Proof of product rule using little-o definition of derivative.

Question

The derivative is most commonly defined as a limit of a difference quotient, $$f'(x) := \lim_{h\to 0}\frac{f(x + h) - f(x)}{h}.$$ However, the derivative can also be characterized as the unique number $f'(x)$ such that $$f(x + h) = f(x) + f'(x)h + o(h)$$ holds. I was wondering about how to prove the product rule with this definition.
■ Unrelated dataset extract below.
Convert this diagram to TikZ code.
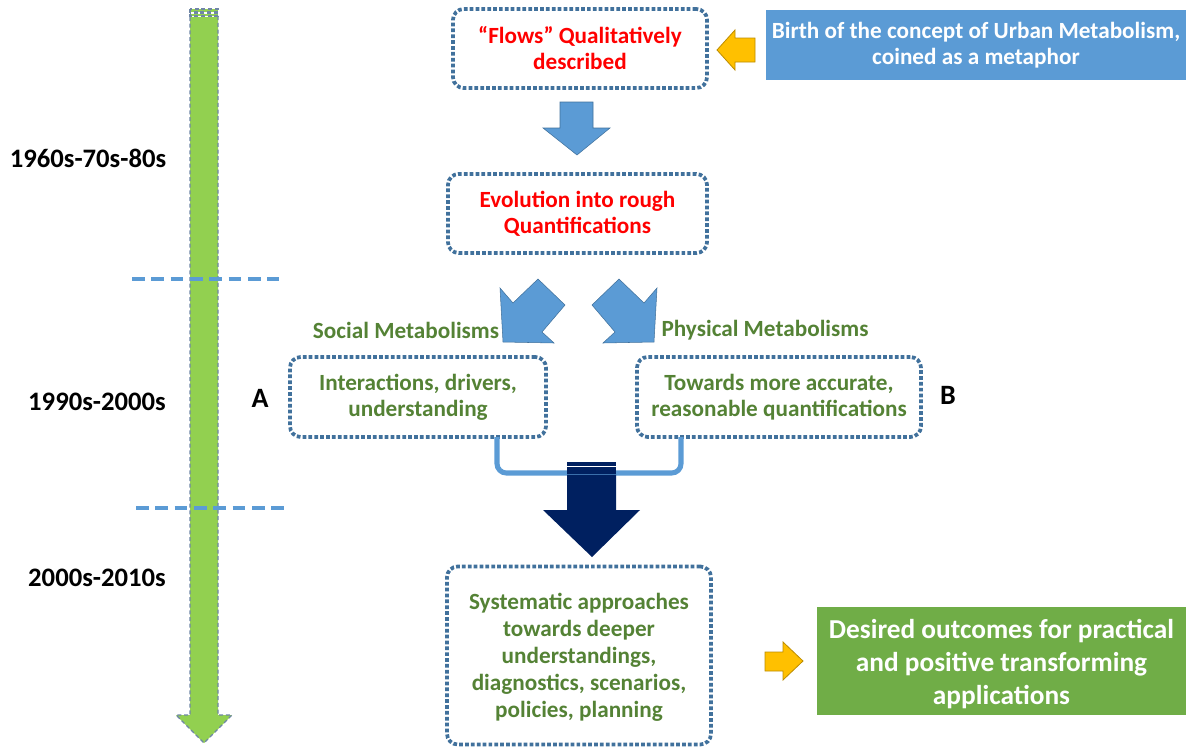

Let $f, g:\mathbf R\to\mathbf R$. May we then compute the following? $$\begin{align*} f(x+h)\cdot g(x + h) &= (f(x) + f'(x)h + o(h))\cdot(g(x) + g'(x)h + o(h))\\ &= f(x)g(x) + (f'(x)g(x) + g'(x)f(x))h + f'(x)g'(x)h^2\\ &+ o(h)(f(x) + f'(x)h + g(x) + g'(x)h) + o(h)o(h)\\ &= f(x)g(x) + (f'(x)g(x) + g'(x)f(x))h + f'(x)g'(x)h^2 + o(h) \end{align*} $$ And if so, would this computation reduce the proof of the product rule to showing that $f'(x)g'(x)h^2$ is $o(h)$?